- Bedouin Bisha‘h Justice: Ordeal by Fireby Joseph Ginat
The Arabic word Bisha‘h in the title as well as throughout this book is wrongly transliterated and should read Bish‘ah. An inordinate number of other erroneously transliterated Arabic words are present in the text too and should have been avoided in this otherwise well-researched work on one particular judicial practice in Bedouin justice.
This practice, called al-bish‘ah (the ugly one), is an ordeal by fire in which the guilt or innocence of the accused is determined by subjecting him or her to a painful test consisting in licking a red-hot metal. Trials by ordeal of different kinds were practiced in the ancient Near East and there are Biblical references to them; and this one, al-bish‘ah, is still practiced in some Bedouin societies today. Trials by ordeal have been practiced by people in other parts of the world, including India, Kenya, and Sierra Leone; North American natives like the Cheyenne and Cherokee tribes; and by Europeans in the medieval period. Professor [End Page 141] Ginat has given brief historical instances of them, but his major contribution in this book is his study (between 1989 and 2006 in Egypt primarily) of al-bish‘ah, of which he observed 221 cases and received the reports on many earlier ones.

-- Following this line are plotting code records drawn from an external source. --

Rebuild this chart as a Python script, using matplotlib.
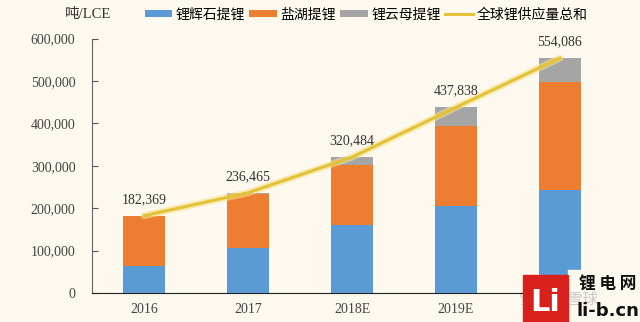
import numpy as np
import matplotlib
matplotlib.use("Agg")
import matplotlib.pyplot as plt
from matplotlib.patches import Rectangle
from matplotlib.ticker import FuncFormatter

years = ["2016", "2017", "2018E", "2019E", "2020E"]
spodumene = [64000, 107000, 159500, 204500, 244000]
brine = [118369, 126465, 143500, 189500, 254000]
lepidolite = [0, 3000, 17484, 43838, 56086]
totals = [182369, 236465, 320484, 437838, 554086]

bg = "#fdf9ee"
serif = ["Liberation Serif", "Noto Sans CJK SC"]
cjk = ["Noto Sans CJK SC", "DejaVu Sans"]

fig = plt.figure(figsize=(6.4, 3.22), dpi=100, facecolor=bg)
ax = fig.add_axes([0.144, 0.09, 0.812, 0.79], facecolor=bg)

x = np.arange(len(years))
w = 0.4
b1 = ax.bar(x, spodumene, w, color="#5b9bd5", label="锂辉石提锂")
b2 = ax.bar(x, brine, w, bottom=spodumene, color="#ed7d31", label="盐湖提锂")
b3 = ax.bar(x, lepidolite, w, bottom=np.add(spodumene, brine),
            color="#a5a5a5", label="锂云母提锂")
ax.plot(x, totals, color="#f5e08a", lw=5, alpha=0.6, solid_capstyle="round")
ln, = ax.plot(x, totals, color="#e3c237", lw=2.2, label="全球锂供应量总和")

for xi, t in zip(x, totals):
    ax.annotate(f"{t:,}", (xi, t), xytext=(0, 7), textcoords="offset points",
                ha="center", va="bottom", fontsize=10, family=serif, color="#333333")

ax.set_xlim(-0.5, len(years) - 0.5)
ax.set_ylim(0, 600000)
ax.set_yticks(range(0, 600001, 100000))
ax.yaxis.set_major_formatter(FuncFormatter(lambda v, p: f"{int(v):,}"))
ax.set_xticks(x)
ax.set_xticklabels(years)
for lab in ax.get_xticklabels() + ax.get_yticklabels():
    lab.set_family(serif)
    lab.set_fontsize(10)
    lab.set_color("#444444")
ax.tick_params(axis="y", direction="in", length=4, color="#555555", pad=12)
ax.tick_params(axis="x", length=0, pad=7)
for s in ["top", "right"]:
    ax.spines[s].set_visible(False)
ax.spines["left"].set_color("#666666")
ax.spines["bottom"].set_color("#222222")

fig.text(0.102, 0.955, "吨/LCE", ha="left", va="center", fontsize=10.5,
         family=serif, color="#333333")
fig.legend(handles=[b1, b2, b3, ln], loc="center", bbox_to_anchor=(0.572, 0.955),
           ncol=4, frameon=False, prop={"family": cjk, "size": 10},
           handlelength=2.0, handleheight=0.45, columnspacing=0.3, handletextpad=0.25)

# watermark
fig.patches.append(Rectangle((0.888, 0.0), 0.112, 0.16, transform=fig.transFigure,
                             color=bg, zorder=3))
fig.text(0.872, 0.07, "雪球 @雪球", ha="center", va="center", fontsize=11,
         color="#c8c8c8", family=cjk, zorder=4)
fig.patches.append(Rectangle((0.817, 0.0), 0.071, 0.145, transform=fig.transFigure,
                             color="#d8211c", zorder=6))
fig.text(0.852, 0.06, "Li", ha="center", va="center", fontsize=22, weight="bold",
         color="white", family=["DejaVu Sans"], zorder=7)
fig.text(0.95, 0.115, "锂 电 网", ha="center", va="center", fontsize=12,
         weight="bold", color="#111111", family=cjk, zorder=7)
fig.text(0.95, 0.035, "li-b.cn", ha="center", va="center", fontsize=13,
         weight="bold", color="#111111", family=["DejaVu Sans"], zorder=7)

fig.savefig("out.png", dpi=100, facecolor=bg)
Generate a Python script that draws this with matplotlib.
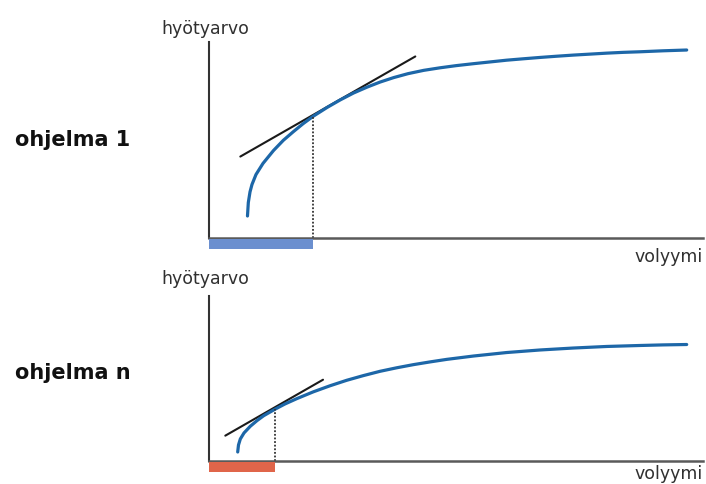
import numpy as np
import matplotlib.pyplot as plt

# --- Data (volume vs. utility, arbitrary units) ---
prog1_x = [7.79, 7.96, 8.30, 8.70, 9.51, 10.93, 13.06, 15.04, 17.06, 19.09, 21.15,
           23.89, 26.58, 29.25, 31.98, 34.62, 37.39, 40.28, 43.46, 46.76, 50.00,
           53.50, 56.88, 60.26, 63.56, 67.00, 70.24, 73.74, 77.13, 80.51, 83.81,
           87.25, 91.90, 96.70]
prog1_y = [11.0, 17.9, 23.3, 27.1, 32.2, 37.9, 44.5, 49.7, 54.1, 58.3, 62.1,
           66.5, 70.4, 73.9, 76.9, 79.5, 81.8, 83.8, 85.5, 86.8, 87.9,
           88.9, 89.8, 90.7, 91.4, 92.1, 92.7, 93.3, 93.8, 94.3, 94.7,
           95.0, 95.5, 95.9]
prog1_tangent_x = [6.34, 41.76]
prog1_tangent_y = [41.4, 92.6]
prog1_volume = 21.15
prog1_value = 62.1

progn_x = [5.81, 5.97, 6.34, 7.09, 8.36, 9.72, 11.07, 13.42, 15.38, 17.75, 21.11,
           24.49, 27.87, 31.24, 34.62, 38.00, 41.36, 44.74, 48.12, 53.50, 60.26,
           67.00, 73.74, 80.51, 87.25, 91.90, 96.70]
progn_y = [4.35, 7.93, 11.0, 14.1, 17.5, 20.4, 22.9, 26.3, 28.9, 31.6, 35.1,
           38.2, 41.0, 43.4, 45.6, 47.4, 49.0, 50.4, 51.7, 53.4, 55.2,
           56.5, 57.5, 58.3, 58.8, 59.1, 59.3]
progn_tangent_x = [3.30, 23.08]
progn_tangent_y = [12.7, 41.3]
progn_volume = 13.42
progn_value = 26.3

panel_names = ["ohjelma 1", "ohjelma n"]
y_label = "hyötyarvo"
x_label = "volyymi"

curve_color = "#1d67a8"
bar_colors = ["#6b8fcf", "#e0654a"]
label_color = "#303030"

fig = plt.figure(figsize=(7.06, 4.85), dpi=100)

# panel rectangles in figure fractions (left, bottom, width, height)
top_ax = fig.add_axes([209 / 706, 246.5 / 485, 494 / 706, 195.5 / 485])
bot_ax = fig.add_axes([209 / 706, 23.5 / 485, 494 / 706, 164.5 / 485])

panels = [
    (top_ax, prog1_x, prog1_y, prog1_tangent_x, prog1_tangent_y, prog1_volume, prog1_value, 100),
    (bot_ax, progn_x, progn_y, progn_tangent_x, progn_tangent_y, progn_volume, progn_value, 84.1),
]

for i, (ax, cx, cy, tx, ty, vol, val, ytop) in enumerate(panels):
    ax.set_xlim(0, 100)
    ax.set_ylim(0, ytop)
    ax.plot(tx, ty, color="#1a1a1a", lw=1.5, solid_capstyle="round")
    ax.plot(cx, cy, color=curve_color, lw=2.3, solid_capstyle="round",
            solid_joinstyle="round")
    ax.plot([vol, vol], [0, val], color="#333333", lw=1.3, ls=(0, (1.0, 1.0)))
    ax.bar([0], [5.0], width=vol, bottom=-5.8, align="edge",
           color=bar_colors[i], clip_on=False, zorder=3)
    for side in ["top", "right"]:
        ax.spines[side].set_visible(False)
    ax.spines["left"].set_color("#333333")
    ax.spines["bottom"].set_color("#5a5a5a")
    ax.spines["left"].set_linewidth(1.5)
    ax.spines["bottom"].set_linewidth(1.8)
    ax.set_xticks([])
    ax.set_yticks([])
    ax.patch.set_alpha(0)

# labels
fig.text(205 / 706, 456 / 485, y_label, ha="center", va="center",
         fontsize=12.5, color=label_color, family="DejaVu Sans")
fig.text(205 / 706, 206 / 485, y_label, ha="center", va="center",
         fontsize=12.5, color=label_color, family="DejaVu Sans")
fig.text(15 / 706, 345 / 485, panel_names[0], ha="left", va="center",
         fontsize=15, fontweight="bold", color="#111111", family="DejaVu Sans")
fig.text(15 / 706, 112 / 485, panel_names[1], ha="left", va="center",
         fontsize=15, fontweight="bold", color="#111111", family="DejaVu Sans")
fig.text(703 / 706, 228 / 485, x_label, ha="right", va="center",
         fontsize=12.5, color=label_color, family="DejaVu Sans")
fig.text(703 / 706, 1.5 / 485, x_label, ha="right", va="bottom",
         fontsize=12.5, color=label_color, family="DejaVu Sans")

fig.savefig("out.png", dpi=100)
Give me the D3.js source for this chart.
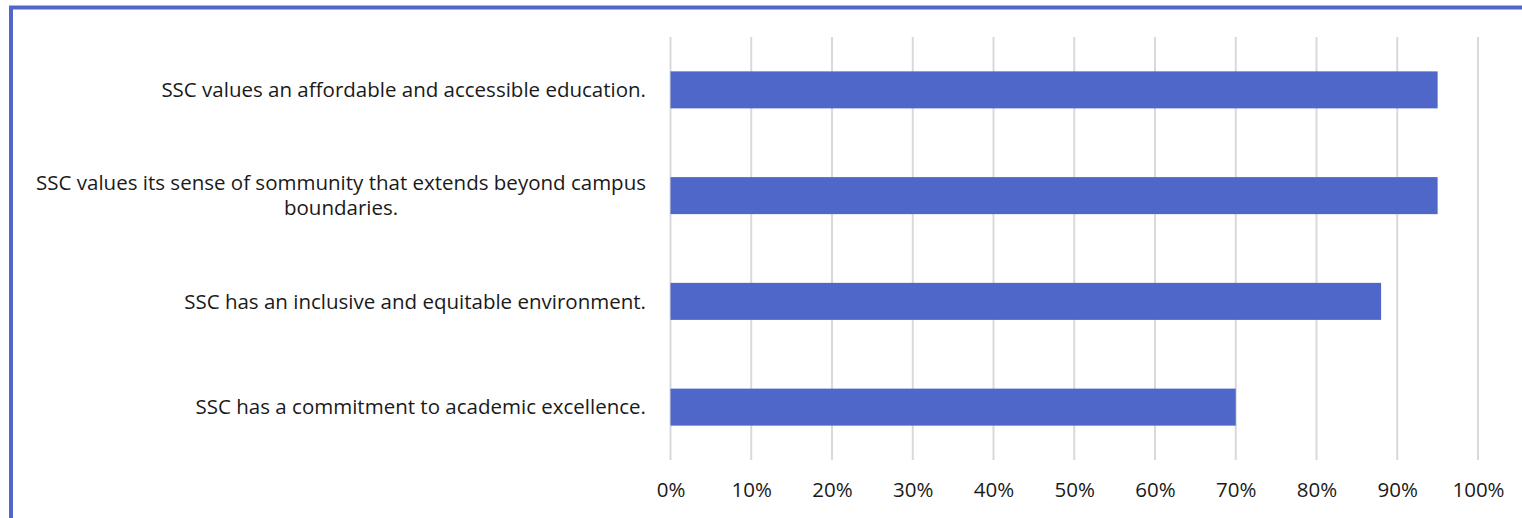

He explains in detail how the trial is conducted as well as the judicial principles and procedures it involves. The accuser and the suspect come before the traditionally accepted mubasha‘ in the presence of witnesses. The accuser initially pays the costs of the trial (LE 100 in 1994) but if the suspect is found guilty the costs are covered by the latter. The mubasha‘ explains the procedure to them after hearing the complaint of the accuser. He ascertains the healthy condition of the suspect’s tongue, supported by witnesses, and explains the manner of full licking of the red-hot ladle heated to between 600 and 900 degrees Celsius. If the suspect’s tongue does not blister after licking the red-hot ladle, he or she is declared innocent; otherwise, he or she is guilty. A report is written about the trial and kept by the mubasha‘. Professor Ginat says that, from the trials he attended and from reports on others since 1987, he found that the suspect was found innocent in 82% of the cases.
Most of the cases concern accusations of theft, but a few include murder, rape, and adultery, while some relate to conflicts over a piece of land or other property. Professor Ginat discusses examples of each at length and, in the appendices, provides reproductions of bish‘ah ceremony reports, police and court letters to the mubasha‘ to perform the bish‘ah, Arabic newspaper articles about the practice, and a table of bish‘ah ceremonies from 1977 to 1995 including the main features of each with dates, the charges, number of people accused, sex of the accused, the verdicts, and other remarks.
Still practiced in Egypt near Isma‘iliyya, the bish‘ah was banned in Jordan in 1976 by the late King Hussein. In Saudi Arabia, the practice ceased after the death of the mubasha‘ in the late 1980s without leaving a successor. It is believed that the practice will eventually come to an end as modern procedures of justice assert themselves, even among the Bedouin.
The first reference in the literature to the bish‘ah among the Bedouin is found in a 1922 article by Omar El-Barghouti in Journal of the Palestine Oriental Society. Palestinian author ‘Aref Al-‘Aref wrote on it in his well-known Al-Qada’ bayn al-Badu [Justice among the Bedouin] (Jerusalem, 1943) and others did later in Arabic, English, Hebrew, and other languages. One of the latest and most comprehensive, Professor Ginat’s book is a good contribution to cultural anthropology and ethnography on this topic, and it would have been better if it had a bibliography.